When Orlok does come to the city, he finds those unsupersitious men of “high learning” to be unwitting allies. Freidrich, a friend of Thomas, spends much of the movie waving away Van Helsing’s weird religious pronouncements, insisting that the death that is engulfing the city is a very natural, not supernatural, plague. And so he insists until his own small world is utterly consumed.

But Van Helsing (Willem Dafoe) places no such comfort in science or reason.

“I have seen things in this world that would’ve made Isaac Newton crawl back into his mother’s womb,” he says. “We have not become so much enlightened as we have been blinded by the gaseous light of science. … And I tell you, if we are to tame darkness, we must first face that it exists.”

That is a starkly religious pronouncement. And as the movie goes on, Van Helsing acts not so much like a vampire hunter as an exorcist, calling on God and His angels through a bevy of archaic names.

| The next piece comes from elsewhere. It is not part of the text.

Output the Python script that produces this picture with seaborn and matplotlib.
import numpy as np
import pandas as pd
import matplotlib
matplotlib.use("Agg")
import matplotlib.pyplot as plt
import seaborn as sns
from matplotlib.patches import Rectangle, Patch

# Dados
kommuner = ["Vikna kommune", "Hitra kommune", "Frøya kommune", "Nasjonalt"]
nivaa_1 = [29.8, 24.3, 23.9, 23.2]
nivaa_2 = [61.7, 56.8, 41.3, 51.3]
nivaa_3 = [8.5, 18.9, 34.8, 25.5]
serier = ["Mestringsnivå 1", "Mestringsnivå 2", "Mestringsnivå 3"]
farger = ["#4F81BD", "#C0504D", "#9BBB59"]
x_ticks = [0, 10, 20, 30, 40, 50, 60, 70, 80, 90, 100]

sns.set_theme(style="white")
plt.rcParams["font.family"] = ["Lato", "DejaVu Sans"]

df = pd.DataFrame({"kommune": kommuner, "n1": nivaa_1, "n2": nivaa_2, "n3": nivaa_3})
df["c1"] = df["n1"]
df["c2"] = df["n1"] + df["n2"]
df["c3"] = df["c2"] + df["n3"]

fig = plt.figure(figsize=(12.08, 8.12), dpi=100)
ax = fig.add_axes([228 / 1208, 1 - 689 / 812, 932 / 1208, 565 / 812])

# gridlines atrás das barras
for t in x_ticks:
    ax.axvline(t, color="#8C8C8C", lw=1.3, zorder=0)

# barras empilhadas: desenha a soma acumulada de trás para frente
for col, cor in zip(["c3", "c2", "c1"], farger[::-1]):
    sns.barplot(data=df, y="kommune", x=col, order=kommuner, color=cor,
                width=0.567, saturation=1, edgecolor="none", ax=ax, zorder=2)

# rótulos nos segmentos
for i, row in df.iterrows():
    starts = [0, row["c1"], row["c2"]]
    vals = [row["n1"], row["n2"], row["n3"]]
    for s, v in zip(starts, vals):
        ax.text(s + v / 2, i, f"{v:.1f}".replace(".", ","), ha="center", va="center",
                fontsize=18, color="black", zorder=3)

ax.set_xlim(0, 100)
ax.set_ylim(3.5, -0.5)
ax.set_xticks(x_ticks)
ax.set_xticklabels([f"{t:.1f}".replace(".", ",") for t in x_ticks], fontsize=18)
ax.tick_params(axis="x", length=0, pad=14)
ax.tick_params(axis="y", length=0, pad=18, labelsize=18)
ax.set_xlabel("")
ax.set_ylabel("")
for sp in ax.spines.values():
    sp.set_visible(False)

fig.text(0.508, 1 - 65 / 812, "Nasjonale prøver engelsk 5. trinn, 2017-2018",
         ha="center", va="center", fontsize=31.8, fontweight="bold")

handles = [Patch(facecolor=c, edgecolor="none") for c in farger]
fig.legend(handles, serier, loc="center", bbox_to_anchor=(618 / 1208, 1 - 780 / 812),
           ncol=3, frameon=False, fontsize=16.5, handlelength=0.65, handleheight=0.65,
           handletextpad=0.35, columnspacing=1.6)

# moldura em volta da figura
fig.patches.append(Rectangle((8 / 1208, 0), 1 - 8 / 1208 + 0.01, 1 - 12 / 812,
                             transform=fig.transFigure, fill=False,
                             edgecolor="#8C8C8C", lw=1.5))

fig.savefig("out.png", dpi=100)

But—and we’ll definitely be diving into spoilers here—Van Helsing isn’t the one who’ll beat Orlok, and Van Helsing knows it.

Lily-Rose Depp in Nosferatu, photo courtesy Focus Features

The Sun Rises

Nosferatu is woven throughout with a strong thread of feminism—a thread so powerful that many secular reviewers have focused on that above all. And yeah, it’s certainly an important part of the film.

But that thread is braided with another: A very Christian concept of sacrifice.

The foundation of Christianity is built on an act of sacrifice: When Jesus died on the cross, it looked to the world, and perhaps to Satan himself, as a game-ending defeat. The sky itself went dark, the Bible says, when Christ was crucified.

And yet, three days later—just after sunrise on that third day, according to Mark 16—three women came to Jesus’ tomb and found it empty.

In Nosferatu, another woman takes center stage in a moment of tragedy and triumph: Ellen herself.

While the movie’s menfolk rush out to kill the vampire, both Ellen and Van Helsing know that it’s just a distraction. This vampire—this nosferatu—can only be vanquished through a “willing sacrifice.”

Ellen is that sacrifice. She promises Orlok that she will give herself to him willingly, just as Orlok had demanded. She opens her bedroom to him, bares her heart and lets him feast. Orlok has won.

But as he drains Ellen of life, Ellen pushes him to take “more, more.” All the while, the sun begins to cut the horizon. Its cleansing yellow light crests, and Nosferatu—unable to leave—is finally, utterly vanquished.

Van Helsing had read about vampires vanquished in such a way. And as he arrives with Thomas in Ellen’s room, bathed in golden light, he quotes from one of his sources.

“Her willing sacrifice thus broke the curse and freed them from the plague of nosferatu,” he says.

It’s an echo of how another willing sacrifice conquered Satan’s designs and death itself. How the sun rises and wipes away shadow. How the light shines in the darkness, and the darkness has not overcome it.